By Clint Thompson
On the heels of Hurricane Idalia, the Southeast is eyeing another monster storm, this time in the Atlantic Ocean.
Hurricane Lee is churning towards the United States as a Category 5 storm. However, there is expected to be little, if any, impact on the Southeast, says Pam Knox, University of Georgia Extension Agricultural Climatologist.
“If you look at almost all the model runs that are coming through, they all turn way to the right long before it gets to land. The current model shows that it’s probably going to go north of Puerto Rico, and then shortly thereafter, it’s going to start turning pretty rapidly to the north,” Knox said. “I think it’s most likely going to thread the needle between the east coast of the United States and Bermuda. There’s a bare patch of ocean there where there’s not any land, because it’s east of the Bahamas and west of Bermuda. I don’t really see at this point that there’s a lot to worry about.

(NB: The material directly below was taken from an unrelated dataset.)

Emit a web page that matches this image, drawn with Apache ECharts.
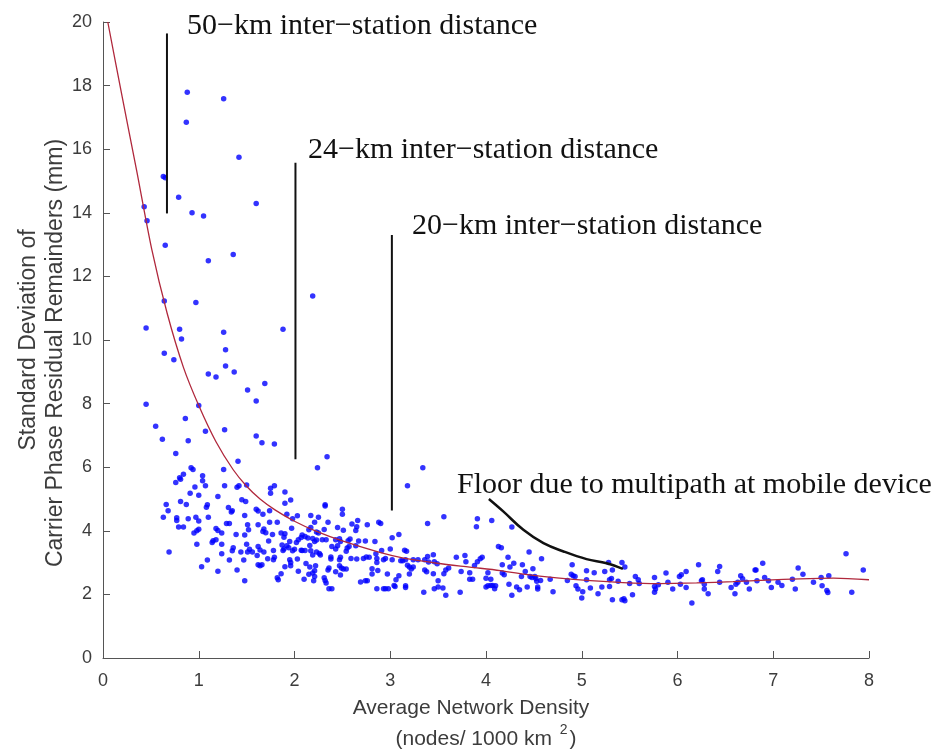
<!DOCTYPE html>
<html>
<head>
<meta charset="utf-8">
<title>Carrier phase residual remainders vs network density</title>
<script src="https://cdn.jsdelivr.net/npm/echarts@6/dist/echarts.min.js"></script>
<style>
  html, body { margin: 0; padding: 0; background: #ffffff; }
  #chart { width: 952px; height: 749px; }
</style>
</head>
<body>
<div id="chart"></div>
<script>
// Per-network results: [average density (nodes / 1000 km^2), std. dev. of residual remainders (mm)]
const residualPoints = [
  [0.88,17.79],[1.26,17.59],[0.87,16.85],[1.42,15.75],[0.63,15.14],[0.65,15.10],[0.79,14.49],[0.43,14.19],
  [0.93,14.00],[1.05,13.90],[1.60,14.29],[0.46,13.75],[0.65,12.98],
  [1.36,12.69],[1.10,12.49],[2.19,11.38],[0.64,11.23],[0.97,11.18],[0.45,10.38],[0.80,10.34],[1.26,10.24],
  [1.88,10.34],[0.82,10.03],[1.28,9.69],[0.64,9.58],[0.74,9.38],[1.28,9.18],[1.37,8.99],[1.10,8.93],
  [1.18,8.84],[1.69,8.63],[1.51,8.43],[1.60,8.08],[0.45,7.98],[1.00,7.94],[0.86,7.53],[0.55,7.29],
  [1.07,7.13],[1.27,7.18],[0.62,6.88],[0.89,6.83],[1.60,6.98],[1.66,6.77],[1.79,6.73],[0.76,6.43],
  [1.41,6.19],[2.24,5.98],[0.92,5.98],[0.94,5.93],[1.26,5.93],[0.84,5.78],[1.04,5.73],[0.80,5.67],[0.81,5.62],
  [2.34,6.33],[3.34,5.98],[3.18,5.42],
  [0.76,5.52],[0.96,5.38],[1.04,5.57],[1.07,5.42],[1.27,5.42],[1.20,5.08],[1.40,5.37],[1.42,5.42],
  [1.50,5.44],[0.91,5.18],[1.00,5.12],[1.45,4.98],[1.49,4.92],[0.81,4.92],[0.66,4.83],[0.87,4.83],
  [1.08,4.74],[1.09,4.82],[1.60,4.68],[1.62,4.62],[0.68,4.63],[0.63,4.43],[0.77,4.41],[0.77,4.32],
  [0.89,4.38],[0.97,4.43],[1.00,4.31],[1.10,4.43],[1.31,4.73],[1.34,4.59],[1.35,4.63],[1.48,4.48],
  [1.29,4.23],[1.32,4.23],[1.51,4.19],[1.62,4.19],[0.79,4.12],[0.84,4.12],[1.00,4.05],[0.98,4.00],
  [0.95,3.93],[1.18,4.07],[1.20,4.01],[1.24,3.93],[1.52,4.03],[1.39,3.88],[1.48,3.87],[1.15,3.69],
  [1.14,3.63],[1.18,3.72],[1.24,3.58],[0.98,3.58],[1.50,3.58],[1.62,3.51],[1.36,3.47],[1.35,3.37],
  [1.53,3.42],[1.51,3.33],[1.56,3.33],[1.44,3.33],[0.69,3.33],[1.24,3.28],[1.61,3.22],[1.09,3.08],
  [1.32,3.08],[1.47,3.08],[1.62,2.93],[1.03,2.87],[1.20,2.73],[1.40,2.77],[1.48,2.43],
  [1.75,5.34],[1.79,5.42],[1.75,5.18],[1.90,5.22],[1.90,4.87],[1.96,4.97],[2.32,4.82],[2.32,4.78],
  [2.50,4.68],[2.50,4.52],[1.67,4.52],[1.74,4.63],[1.92,4.52],[1.98,4.38],[2.03,4.47],[2.17,4.48],
  [2.25,4.43],[2.21,4.27],[2.35,4.27],[1.74,4.27],[1.82,4.27],[1.68,4.06],[1.67,3.98],[1.70,3.94],
  [1.77,3.88],[1.86,3.93],[1.90,3.91],[1.89,3.80],[1.97,4.08],[2.08,3.87],[2.07,3.79],[2.15,4.03],
  [2.17,4.10],[2.23,3.96],[2.25,3.93],[2.31,4.04],[2.45,4.10],[2.51,4.02],[2.60,4.21],[2.65,4.13],
  [2.64,4.01],[2.66,4.32],[2.76,4.19],[2.88,4.27],[1.73,3.68],[1.95,3.66],[2.04,3.72],[2.11,3.82],
  [2.14,3.77],[2.19,3.76],[2.21,3.66],[2.23,3.71],[2.29,3.72],[2.33,3.72],[2.43,3.72],[2.47,3.75],
  [2.48,3.66],[2.56,3.69],[2.58,3.74],[2.67,3.68],[2.74,3.68],[2.84,3.66],[1.64,3.40],[1.68,3.33],
  [1.78,3.38],[1.87,3.55],[1.89,3.43],[1.88,3.38],[1.92,3.53],[1.94,3.47],[2.00,3.42],[1.98,3.37],
  [2.02,3.63],[2.07,3.39],[2.08,3.38],[2.11,3.38],[2.16,3.54],[2.17,3.37],[2.23,3.33],[2.26,3.29],
  [2.39,3.51],[2.45,3.53],[2.43,3.43],[2.54,3.36],[2.55,3.46],[2.57,3.51],[2.64,3.53],[1.79,3.17],
  [1.78,3.09],[1.72,3.12],[1.95,3.09],[1.96,3.00],[2.03,3.11],[2.19,3.24],[2.27,3.24],[2.38,3.18],
  [2.38,3.11],[2.47,3.09],[2.48,3.17],[2.59,3.13],[2.65,3.11],[2.72,3.13],[2.75,3.18],[2.78,3.17],
  [2.85,3.28],[2.86,3.13],[1.64,2.90],[1.66,2.93],[1.90,2.87],[1.96,2.90],[2.12,2.97],[2.16,2.86],
  [2.22,2.90],[2.21,2.74],[2.36,2.83],[2.35,2.77],[2.47,2.90],[2.49,2.83],[2.51,2.80],[2.54,2.80],
  [2.43,2.71],[2.81,2.81],[2.87,2.75],[2.04,2.73],[1.86,2.65],[1.82,2.52],[1.83,2.46],[2.10,2.48],
  [2.15,2.63],[2.19,2.67],[2.21,2.56],[2.20,2.43],[2.31,2.52],[2.32,2.44],[2.33,2.36],[2.48,2.61],
  [2.69,2.39],[2.74,2.43],[2.76,2.43],[2.81,2.64],[2.36,2.18],[2.39,2.18],[2.86,2.18],
  [2.90,4.23],[3.39,4.23],[3.56,4.44],[3.91,4.38],[3.90,4.13],[4.06,4.32],[3.02,3.78],[3.09,3.88],
  [2.91,3.38],[3.00,3.43],[3.15,3.39],[3.17,3.36],[2.93,3.09],[2.95,3.13],[3.02,3.09],[3.11,3.06],
  [3.13,3.06],[3.16,3.09],[3.24,3.09],[3.29,3.09],[3.36,3.09],[3.39,3.19],[3.40,3.02],[3.45,3.25],
  [3.46,3.03],[3.49,2.96],[3.69,3.17],[3.78,3.22],[3.79,3.03],[3.91,3.03],[3.94,3.12],[3.96,3.17],
  [3.88,2.91],[2.86,3.00],[3.18,2.92],[3.20,2.86],[3.22,2.80],[3.24,2.86],[3.36,2.77],[3.38,2.71],
  [3.45,2.65],[3.56,2.65],[3.58,2.77],[3.61,2.83],[3.74,2.72],[3.83,2.68],[4.02,2.68],[2.97,2.64],
  [3.09,2.59],[3.06,2.46],[3.04,2.28],[3.20,2.64],[3.16,2.27],[3.16,2.22],[3.50,2.43],[3.83,2.48],
  [3.86,2.48],[4.00,2.51],[4.05,2.48],[2.93,2.18],[2.95,2.18],[2.98,2.18],[3.05,2.25],[3.35,2.07],
  [3.46,2.18],[3.50,2.23],[3.55,2.20],[3.58,1.97],[3.73,2.07],[4.00,2.23],[4.02,2.27],[4.05,2.28],
  [4.07,2.28],[4.10,2.27],[4.09,2.18],[4.13,3.51],
  [4.27,4.12],[4.16,3.47],[4.23,3.17],[4.29,2.98],[4.17,2.93],[4.45,3.33],[4.58,3.12],[4.38,2.93],
  [4.49,2.81],[4.25,2.86],[4.17,2.67],[4.19,2.62],[4.41,2.72],[4.37,2.56],[4.46,2.56],[4.48,2.53],
  [4.51,2.56],[4.52,2.50],[4.57,2.44],[4.53,2.41],[4.67,2.48],[4.24,2.32],[4.32,2.23],[4.35,2.15],
  [4.27,1.97],[4.43,2.23],[4.54,2.17],[4.54,2.23],[4.70,2.08],[4.85,2.44],[4.89,2.63],[4.91,2.59],
  [4.93,2.56],[4.90,2.93],[4.94,2.27],[4.96,2.17],[5.01,2.08],[5.00,1.89],[5.09,2.20],[5.17,2.02],
  [5.05,2.74],[5.05,2.46],[5.13,2.68],[5.21,2.23],[5.24,2.72],[5.28,3.00],[5.29,2.46],[5.31,2.50],
  [5.32,2.77],[5.32,1.83],[5.29,2.25],[5.42,3.00],[5.45,2.86],[5.42,1.83],[5.44,1.86],[5.45,1.80],
  [5.38,2.41],[5.50,2.34],[5.53,1.99],[5.56,2.56],[5.59,2.46],[5.60,2.34],
  [5.76,2.53],[5.76,2.25],[5.77,2.17],[5.76,2.07],[5.80,2.30],[5.88,2.67],[5.90,2.38],[5.95,2.17],
  [6.02,2.56],[6.04,2.62],[6.03,2.32],[6.09,2.72],[6.09,2.22],[6.15,1.73],[6.22,2.93],[6.25,2.43],
  [6.26,2.46],[6.28,2.32],[6.28,2.17],[6.32,2.02],[6.42,2.72],[6.44,2.88],[6.44,2.38],[6.56,2.22],
  [6.60,2.02],[6.61,2.32],[6.63,2.38],[6.66,2.59],[6.68,2.49],[6.72,2.38],[6.75,2.17],[6.81,2.77],
  [6.82,2.77],[6.83,2.43],[6.89,2.98],[6.91,2.53],[6.95,2.43],[6.98,2.22],[7.05,2.38],[7.09,2.28],
  [7.20,2.48],[7.23,2.17],[7.26,2.83],[7.31,2.63],[7.42,2.38],[7.50,2.53],[7.51,2.27],[7.56,2.12],
  [7.57,2.06],[7.58,2.59],[7.76,3.28],[7.82,2.07],[7.94,2.77]
];

// Fitted trend through the residual scatter
const fitCurve = [
  [0.05,20.00],[0.20,17.65],[0.35,15.35],[0.51,12.84],[0.67,10.84],[0.84,9.14],[1.00,7.94],
  [1.18,6.80],[1.36,5.92],[1.50,5.40],[1.64,5.00],[1.80,4.65],[2.00,4.30],[2.23,3.98],[2.50,3.68],
  [2.89,3.32],[3.14,3.14],[3.49,2.98],[3.83,2.86],[4.15,2.75],[4.39,2.64],[4.74,2.52],[5.09,2.43],
  [5.43,2.37],[5.80,2.34],[6.20,2.36],[6.58,2.40],[6.93,2.45],[7.28,2.49],[7.63,2.51],[8.00,2.46]
];

// Reference markers for inter-station spacing: [density, top, bottom]
const spacingMarkers = [
  [0.668, 19.64, 13.98],
  [2.010, 15.57, 6.25],
  [3.017, 13.30, 4.64]
];

// Leader curve pointing at the multipath floor
const floorLeader = [
  [4.03,5.00],[4.18,4.61],[4.39,4.03],[4.60,3.61],[4.81,3.35],[5.05,3.11],[5.26,2.98],[5.43,2.80]
];

const annotationTexts = [
  '50\u2212km inter\u2212station distance',
  '24\u2212km inter\u2212station distance',
  '20\u2212km inter\u2212station distance',
  'Floor due to multipath at mobile device'
];

const sans = '"Liberation Sans", Arial, Helvetica, sans-serif';
const serif = '"Liberation Serif", "Times New Roman", Times, serif';
const axisGray = '#555555';
const labelGray = '#3c3c3c';

const markerSeries = spacingMarkers.map(function (m, i) {
  return {
    type: 'line',
    name: 'spacing' + i,
    data: [[m[0], m[1]], [m[0], m[2]]],
    showSymbol: false,
    silent: true,
    lineStyle: { color: '#111111', width: 2 },
    z: 4
  };
});

const chart = echarts.init(document.getElementById('chart'), null, { renderer: 'canvas' });

chart.setOption({
  animation: false,
  backgroundColor: '#ffffff',
  grid: { left: 103, top: 22, width: 766, height: 636, containLabel: false, outerBoundsMode: 'none' },
  xAxis: {
    type: 'value',
    min: 0, max: 8, interval: 1,
    axisLine: { show: true, onZero: false, lineStyle: { color: axisGray, width: 1 } },
    axisTick: { show: true, inside: true, length: 7, lineStyle: { color: axisGray } },
    splitLine: { show: false },
    axisLabel: { color: labelGray, fontSize: 18, fontFamily: sans, margin: 14 },
    name: '{t|Average Network Density}\n{u|(nodes/ 1000 km }{s|2}{u|)}',
    nameLocation: 'middle',
    nameGap: 35,
    nameMoveOverlap: false,
    nameTextStyle: {
      color: labelGray,
      fontFamily: sans,
      rich: {
        t: { fontSize: 21, lineHeight: 30, fontFamily: sans, color: labelGray, padding: [0, 30, 0, 0] },
        u: { fontSize: 21, lineHeight: 32, fontFamily: sans, color: labelGray },
        s: { fontSize: 14, lineHeight: 32, fontFamily: sans, color: labelGray, verticalAlign: 'top', padding: [0, 2, 0, 2] }
      }
    }
  },
  yAxis: {
    type: 'value',
    min: 0, max: 20, interval: 2,
    axisLine: { show: true, onZero: false, lineStyle: { color: axisGray, width: 1 } },
    axisTick: { show: true, inside: true, length: 7, lineStyle: { color: axisGray } },
    splitLine: { show: false },
    axisLabel: { color: labelGray, fontSize: 18, fontFamily: sans, margin: 11 },
    name: '{a|Standard Deviation of}\n{b|Carrier Phase Residual Remainders (mm)}',
    nameLocation: 'middle',
    nameRotate: 90,
    nameGap: 34,
    nameMoveOverlap: false,
    nameTextStyle: {
      color: labelGray,
      fontFamily: sans,
      rich: {
        a: { fontSize: 23, lineHeight: 27, fontFamily: sans, color: labelGray },
        b: { fontSize: 23, lineHeight: 27, fontFamily: sans, color: labelGray, padding: [0, 26, 0, 0] }
      }
    }
  },
  series: [
    {
      type: 'scatter',
      name: 'networks',
      data: residualPoints,
      symbol: 'circle',
      symbolSize: 5.5,
      itemStyle: { color: '#0000ff' },
      silent: true,
      z: 2
    },
    {
      type: 'line',
      name: 'fit',
      data: fitCurve,
      smooth: 0.3,
      showSymbol: false,
      silent: true,
      lineStyle: { color: '#b0283c', width: 1.3 },
      z: 3
    },
    ...markerSeries,
    {
      type: 'line',
      name: 'floorLeader',
      data: floorLeader,
      smooth: 0.4,
      showSymbol: false,
      silent: true,
      lineStyle: { color: '#111111', width: 2.5 },
      z: 4
    }
  ],
  graphic: [
    { type: 'text', left: 187, top: 11, style: { text: annotationTexts[0], font: '30px ' + serif, fill: '#111111' } },
    { type: 'text', left: 308, top: 135, style: { text: annotationTexts[1], font: '30px ' + serif, fill: '#111111' } },
    { type: 'text', left: 412, top: 211, style: { text: annotationTexts[2], font: '30px ' + serif, fill: '#111111' } },
    { type: 'text', left: 457, top: 470, style: { text: annotationTexts[3], font: '30px ' + serif, fill: '#111111' } }
  ]
});
</script>
</body>
</html>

“It’s more than a week away so things can certainly change. But at this point in time, based on all the early models we’ve seen, it’s going to be a tremendous storm, but it’s most likely going to stay over the water. I think the biggest impacts as we see it now are likely going to be along the coast. There’s going to be high waves, certainly some riptides occurrence. There could be some coastal erosion, but I don’t necessarily see that there’s going to be much of any impact on the Southeast.”
Specialty crop farmers in Southeast Georgia and North Florida could use a break following the devastation left behind by Idalia. A substantial amount of Georgia’s pecan production was lost, while much of North Florida’s infrastructure (barns, shops, buildings) were impacted.